> [WHAT TO WORK ON]:
Retype the data exactly, from its first line to the line containing "(title) at (11,24)", including both, and skip any picture.

> [AVAILABLE DATA]:
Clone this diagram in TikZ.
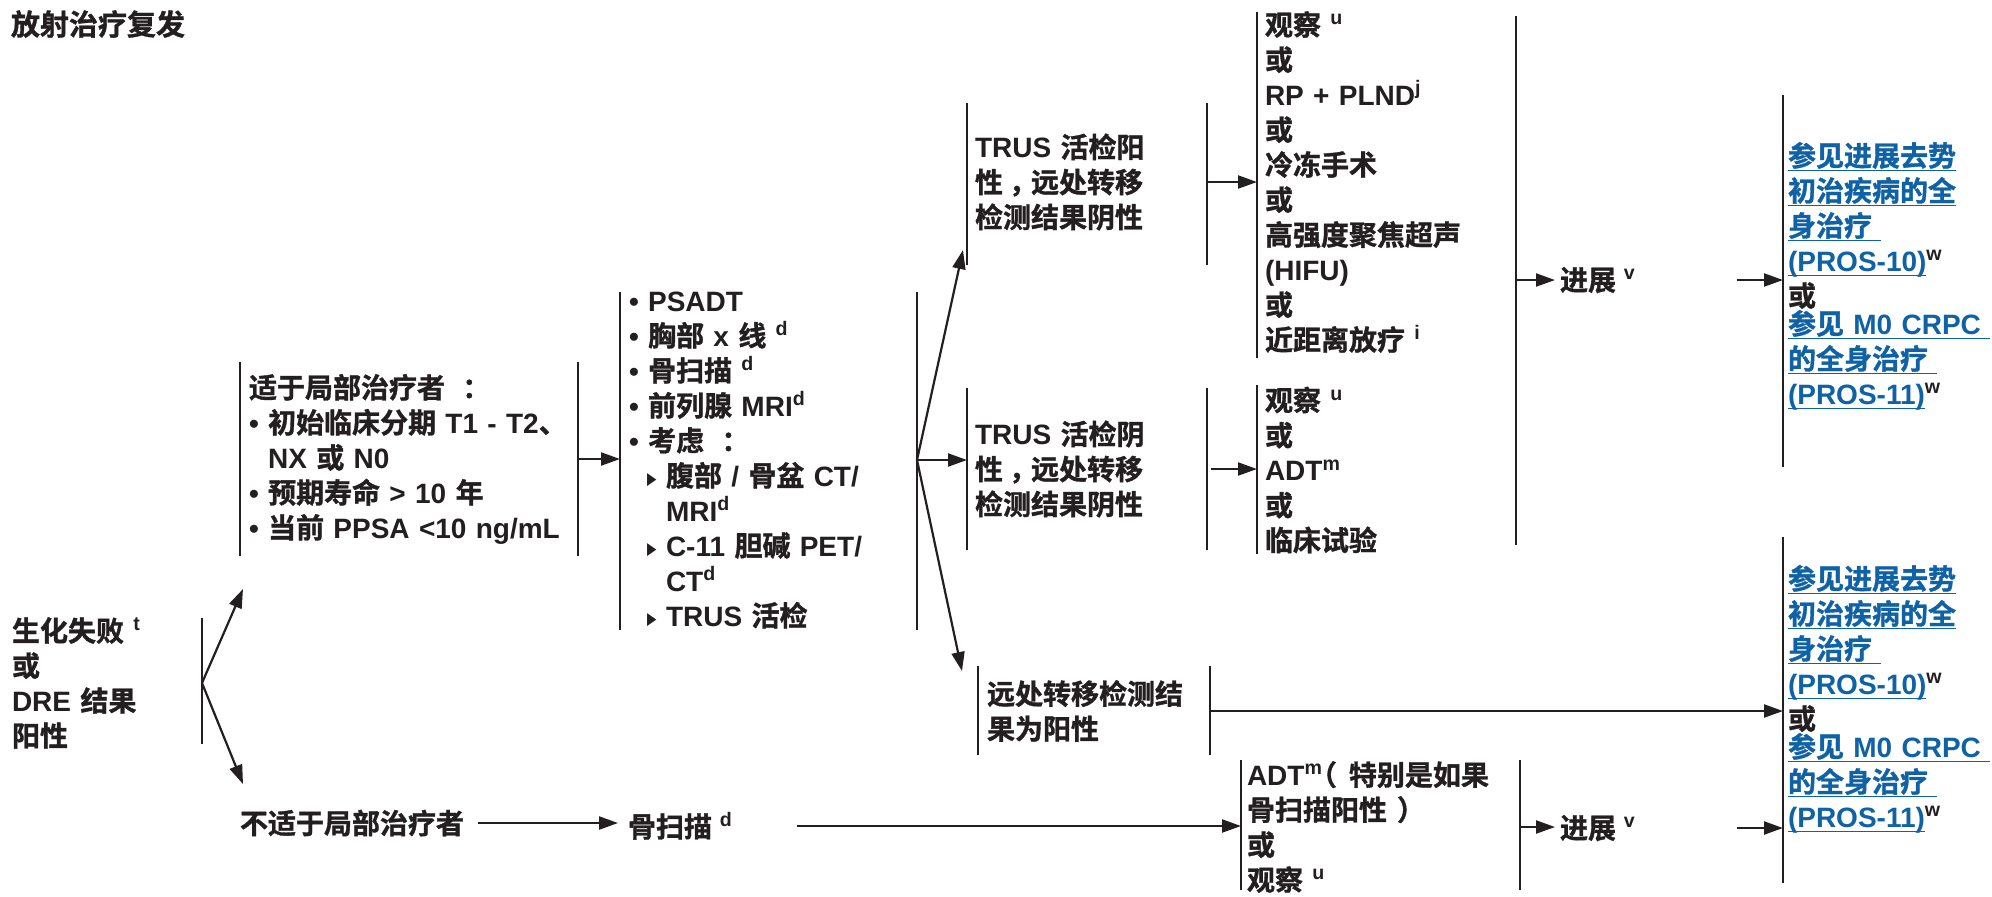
\documentclass[tikz,border=0pt]{standalone}
\usepackage{fontspec}
\setmainfont{Liberation Sans}
\newfontfamily\cjkf{Noto Sans CJK SC Bold}[BoldFont={Noto Sans CJK SC Bold},BoldFeatures={FakeBold=1.2}]
\newfontfamily\djv{DejaVu Sans}
\usetikzlibrary{arrows.meta}
\definecolor{ink}{RGB}{35,31,32}
\definecolor{linkblue}{RGB}{16,98,166}
% automatic switch to the CJK font for CJK characters
\XeTeXinterchartokenstate=1
\chardef\cjkcls=7
\newcount\cjkcnt
\cjkcnt="4E00
\loop \XeTeXcharclass\cjkcnt=\cjkcls \advance\cjkcnt by 1 \ifnum\cjkcnt<"A000 \repeat
\cjkcnt="3000
\loop \XeTeXcharclass\cjkcnt=\cjkcls \advance\cjkcnt by 1 \ifnum\cjkcnt<"3040 \repeat
\cjkcnt="FF00
\loop \XeTeXcharclass\cjkcnt=\cjkcls \advance\cjkcnt by 1 \ifnum\cjkcnt<"FFF0 \repeat
\XeTeXinterchartoks 0 \cjkcls = {\begingroup\cjkf}
\XeTeXinterchartoks 4095 \cjkcls = {\begingroup\cjkf}
\XeTeXinterchartoks \cjkcls 0 = {\endgroup}
\XeTeXinterchartoks \cjkcls 4095 = {\endgroup}
\newcommand\tfont{\fontsize{14pt}{17.5pt}\selectfont\bfseries}
\newcommand\spx[1]{\textsuperscript{#1}}
\newcommand\tri{\raisebox{0.7pt}{\scalebox{0.72}[1]{\fontsize{8.5pt}{8.5pt}\djv\selectfont ▶}}}
\newcommand\subit{\hspace*{9pt}\makebox[9.5pt][l]{\tri}}
\newcommand\subcont{\hspace*{18.5pt}}
\newcommand\lk[1]{\leavevmode{\color{linkblue}\setbox0\hbox{#1}\rlap{\rule[-2.6pt]{\wd0}{0.75pt}}\box0}}
\newcommand\brk[4]{\draw[ink] ([yshift=#3*0.5pt]#1.#2) -- ([yshift=-#4*0.5pt]#1.#2);}
\newcommand\cma{\hspace{3pt}，\hspace{-3pt}}
\begin{document}
\begin{tikzpicture}[x=0.5pt,y=-0.5pt,line width=1.1pt,
  txt/.style={font=\tfont,text=ink,inner ysep=0pt,inner xsep=4.5pt,outer sep=0pt,align=left,anchor=west},
  arr/.style={draw=ink,line width=1.1pt,-{Triangle[length=9.5pt,width=6.5pt]}}]
\fill[white] (0,0) rectangle (1992,896);
\useasboundingbox (0,0) rectangle (1992,896);

\node[txt,inner xsep=0pt,font=\fontsize{14.5pt}{17.5pt}\selectfont\bfseries] (title) at (11,24) {放射治疗复发};

\node[txt,text width=90.5pt] (A) at (3,683) {生化失败 \spx{t}\\或\\DRE 结果\\阳性};
\node[txt,text width=160pt] (B) at (240,459) {适于局部治疗者 \hspace{4pt}：\\• 初始临床分期 T1 - T2、\\\hphantom{• }NX 或 N0\\• 预期寿命 > 10 年\\• 当前 PPSA <10 ng/mL};
\node[txt,inner xsep=0pt] (D) at (240,823) {不适于局部治疗者};
\node[txt,inner xsep=5pt] (E) at (618,826) {骨扫描 \spx{d}};
\node[txt,text width=139.5pt] (C) at (620,460) {• PSADT\\• 胸部 x 线 \spx{d}\\• 骨扫描 \spx{d}\\• 前列腺 MRI\spx{d}\\• 考虑 \hspace{4pt}：\\\subit 腹部 / 骨盆 CT/\\\subcont MRI\spx{d}\\\subit C-11 胆碱 PET/\\\subcont CT\spx{d}\\\subit TRUS 活检};
\node[txt,inner xsep=4pt,text width=112pt] (G) at (967,182) {TRUS 活检阳\\性\cma 远处转移\\检测结果阴性};
\node[txt,inner xsep=4pt,text width=112pt] (H) at (967,469) {TRUS 活检阴\\性\cma 远处转移\\检测结果阴性};
\node[txt,text width=107pt] (I) at (978,711) {远处转移检测结\\果为阳性};
\node[txt,inner xsep=4pt,text width=121.5pt] (J) at (1257,182) {观察 \spx{u}\\或\\RP + PLND\spx{j}\\或\\冷冻手术\\或\\高强度聚焦超声\\(HIFU)\\或\\近距离放疗 \spx{i}};
\node[txt,inner xsep=4pt,text width=100pt] (K) at (1257,470) {观察 \spx{u}\\或\\ADT\spx{m}\\或\\临床试验};
\node[txt,inner xsep=3pt,text width=133.5pt] (F) at (1241,827) {ADT\spx{m}\hspace{-7pt}（\hspace{6pt}特别是如果\\骨扫描阳性\hspace{5pt}）\\或\\观察 \spx{u}};
\node[txt,inner xsep=2.5pt] (P1) at (1555,280) {进展 \spx{v}};
\node[txt,inner xsep=2.5pt] (P2) at (1555,828) {进展 \spx{v}};
\node[txt,inner xsep=2.5pt,text width=100pt] (R1) at (1783,276) {\lk{参见进展去势}\\\lk{初治疾病的全}\\\lk{身治疗\ }\\\lk{(PROS-10)}\spx{w}\\或\\[-3.5pt]\lk{参见 M0 CRPC\ }\\\lk{的全身治疗\ }\\\lk{(PROS-11)}\spx{w}};
\node[txt,inner xsep=2.5pt,text width=100pt] (R2) at (1783,699) {\lk{参见进展去势}\\\lk{初治疾病的全}\\\lk{身治疗\ }\\\lk{(PROS-10)}\spx{w}\\或\\[-3.5pt]\lk{参见 M0 CRPC\ }\\\lk{的全身治疗\ }\\\lk{(PROS-11)}\spx{w}};

% brackets
\brk{A}{east}{65}{61}
\brk{B}{west}{97}{97}
\brk{B}{east}{97}{97}
\brk{C}{west}{168}{170}
\brk{C}{east}{168}{170}
\brk{G}{west}{79}{83}
\brk{G}{east}{79}{83}
\brk{H}{west}{81}{81}
\brk{H}{east}{81}{81}
\brk{I}{west}{45}{44}
\brk{I}{east}{45}{44}
\brk{J}{west}{170}{176}
\brk{J}{east}{166}{363}
\brk{K}{west}{85}{84}
\brk{F}{west}{67}{63}
\brk{F}{east}{67}{63}
\brk{R1}{west}{181}{191}
\brk{R2}{west}{162}{184}

% connectors
\coordinate (cAB) at (243,589);
\coordinate (cAD) at (243,784);
\draw[arr] (A.east) -- (cAB);
\draw[arr] (A.east) -- (cAD);
\draw[arr] (B.east) -- (B.east -| C.west);
\draw[arr] ([xshift=7pt]D.east) -- (D.east -| E.west);
\draw[arr] ([xshift=27pt]E.east) -- (E.east -| F.west);
\draw[arr] (C.east) -- ([xshift=-2pt,yshift=-34pt]G.west);
\draw[arr] (C.east) -- (C.east -| H.west);
\draw[arr] (C.east) -- ([xshift=-8pt,yshift=20pt]I.west);
\draw[arr] (G.east) -- (G.east -| J.west);
\draw[arr] ([xshift=2pt]H.east) -- (H.east -| K.west);
\draw[arr] (I.east) -- (I.east -| R2.west);
\draw[arr] (P1.west -| J.east) -- (P1.west);
\draw[arr] (F.east) -- (F.east -| P2.west);
\draw[arr] ([xshift=48pt]P1.east) -- (P1.east -| R1.west);
\draw[arr] ([xshift=48pt]P2.east) -- (P2.east -| R2.west);
\end{tikzpicture}
\end{document}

> [WRITTEN REPLY]:
Clone this diagram in TikZ.
\documentclass[tikz,border=0pt]{standalone}
\usepackage{fontspec}
\setmainfont{Liberation Sans}
\newfontfamily\cjkf{Noto Sans CJK SC Bold}[BoldFont={Noto Sans CJK SC Bold},BoldFeatures={FakeBold=1.2}]
\newfontfamily\djv{DejaVu Sans}
\usetikzlibrary{arrows.meta}
\definecolor{ink}{RGB}{35,31,32}
\definecolor{linkblue}{RGB}{16,98,166}
% automatic switch to the CJK font for CJK characters
\XeTeXinterchartokenstate=1
\chardef\cjkcls=7
\newcount\cjkcnt
\cjkcnt="4E00
\loop \XeTeXcharclass\cjkcnt=\cjkcls \advance\cjkcnt by 1 \ifnum\cjkcnt<"A000 \repeat
\cjkcnt="3000
\loop \XeTeXcharclass\cjkcnt=\cjkcls \advance\cjkcnt by 1 \ifnum\cjkcnt<"3040 \repeat
\cjkcnt="FF00
\loop \XeTeXcharclass\cjkcnt=\cjkcls \advance\cjkcnt by 1 \ifnum\cjkcnt<"FFF0 \repeat
\XeTeXinterchartoks 0 \cjkcls = {\begingroup\cjkf}
\XeTeXinterchartoks 4095 \cjkcls = {\begingroup\cjkf}
\XeTeXinterchartoks \cjkcls 0 = {\endgroup}
\XeTeXinterchartoks \cjkcls 4095 = {\endgroup}
\newcommand\tfont{\fontsize{14pt}{17.5pt}\selectfont\bfseries}
\newcommand\spx[1]{\textsuperscript{#1}}
\newcommand\tri{\raisebox{0.7pt}{\scalebox{0.72}[1]{\fontsize{8.5pt}{8.5pt}\djv\selectfont ▶}}}
\newcommand\subit{\hspace*{9pt}\makebox[9.5pt][l]{\tri}}
\newcommand\subcont{\hspace*{18.5pt}}
\newcommand\lk[1]{\leavevmode{\color{linkblue}\setbox0\hbox{#1}\rlap{\rule[-2.6pt]{\wd0}{0.75pt}}\box0}}
\newcommand\brk[4]{\draw[ink] ([yshift=#3*0.5pt]#1.#2) -- ([yshift=-#4*0.5pt]#1.#2);}
\newcommand\cma{\hspace{3pt}，\hspace{-3pt}}
\begin{document}
\begin{tikzpicture}[x=0.5pt,y=-0.5pt,line width=1.1pt,
  txt/.style={font=\tfont,text=ink,inner ysep=0pt,inner xsep=4.5pt,outer sep=0pt,align=left,anchor=west},
  arr/.style={draw=ink,line width=1.1pt,-{Triangle[length=9.5pt,width=6.5pt]}}]
\fill[white] (0,0) rectangle (1992,896);
\useasboundingbox (0,0) rectangle (1992,896);

\node[txt,inner xsep=0pt,font=\fontsize{14.5pt}{17.5pt}\selectfont\bfseries] (title) at (11,24) {放射治疗复发};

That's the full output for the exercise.